# My Classic Sentra



## Guest (Mar 25, 2003)

Nissan Sentra 1988


----------



## Centurion (Sep 5, 2002)

'The page cannot be found...'


----------



## Quepias (Jul 25, 2002)

Something wrong with the URL brad!


----------



## Guest (Mar 27, 2003)

Ooopppss! Got that fix now. Check it out. 
My Ride


----------



## Guest (Mar 27, 2003)

Quepias - Brod Tau Gamma Phi ka ba?


----------



## sentrastud (May 3, 2002)

Wow nice car! Thats very clean with the bumpers painted and the SE-R rims.
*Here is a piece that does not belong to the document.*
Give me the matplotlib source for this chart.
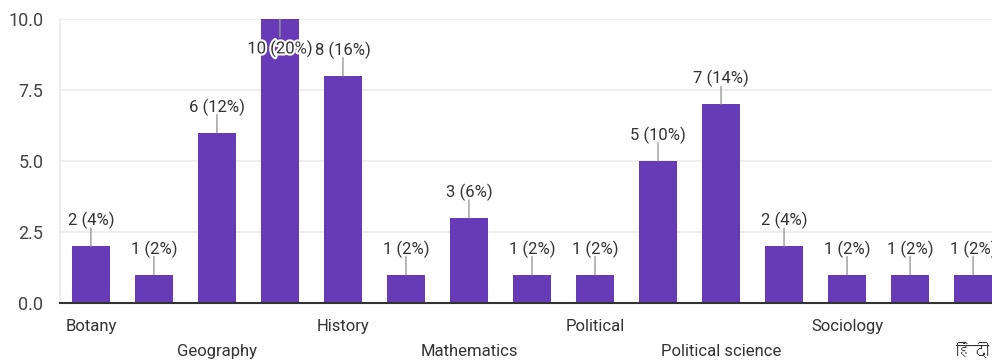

You should convert your taillights the the 2nd version that was offered on the 1989 and 1990 B12's. 
Check out my 1989 Sentra by clickin the link in my signature. 

-Nick


----------



## OneFastStanza (Mar 6, 2003)

Very clean classic.


----------



## JustMe (Jan 24, 2003)

Wow by far one of the nicest B-12's I have seen a LONG time  Well done


----------



## PrOxLaMuS© (Aug 11, 2002)

damn... looks nice....
never seen sucha clean B12 hehe


----------



## Quepias (Jul 25, 2002)

So Clean Bro! Nice classic!




fortis68 said:


> *Quepias - Brod Tau Gamma Phi ka ba? *


TRISKELION! De Gustibus Non Desputandum Est.. Of likes and dislikes, there should be no dispute, Live and Let Live!


----------



## whiteb14 (Jul 7, 2002)

that is by far the CLEANEST b12 ive ever seen... very nice job on it.


----------



## rice rocket (soon) (Oct 28, 2002)

yes that is one very clean car this summer i was planning to paint my bumpers to match my car but i have to fix a oil leak first


----------



## L!USPEED (Mar 28, 2003)

its old and clean... unlike brown poop  :cheers: :banana:


----------



## rice rocket (soon) (Oct 28, 2002)

ban this clown please


----------



## PrOxLaMuS© (Aug 11, 2002)

what the fuck.. you stealing Liuspeed's name!


----------



## 95 SentraB13 (Jun 14, 2002)

I was going to say Very Clean and Sharp after looking at the pic but it seems everyone else did. Very nice ride and it looks rust free from the pic's. And SE-R wheels I assume, excellent!!!


----------



## AVERAGE (Aug 9, 2002)

from one b12er to another , its clean . could u get me a pair of the clear corners?


----------